As a writer, I shy away from being a topic. I put all my effort into making people focus on what I have to say, not on who I am. My output is interesting; I am not. It can be argued back, however, that knowing the person behind the ideas puts them in some sort of context. I don’t think that’s true.
Let’s take a clock. Assuming you know what the parts inside are, and how they work together. Does that add anything to understanding what time it is? No, it doesn’t.
On the other hand, when giving a speech, the reality is that everything about the messenger is just as important as the message that one is trying to deliver. Manner of clothing, voice inflection, visual aids, hand gestures, verbal and non-verbal cues – these all contribute to the point one is trying to get across. This is because whether one likes it or not, the messenger has become an issue as well; that’s just the way it is.

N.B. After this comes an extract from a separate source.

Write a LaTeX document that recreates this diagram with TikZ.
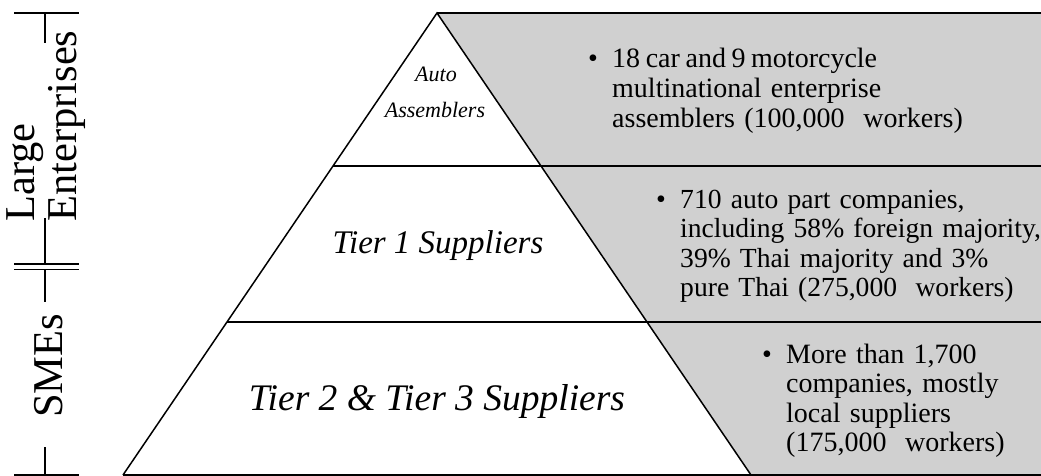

If we revisit the clock analogy I used earlier, whether the clock has any battery, whether it skips a second, whether it’s digital or not, and more often than not who made the clock, these are just as important as whether it tells the time correctly or not.
Thus, it would seem, the main difference between doing a speech and doing an article can be summarized with a principle often used in leadership training: “Before people buy into your ideas, they need to buy into you.”
And in my line of work, that our potential clients buy, and keep buying into what my company buys, is of utmost importance.
This 2014, this is one of the areas that I hope to gain more strength in.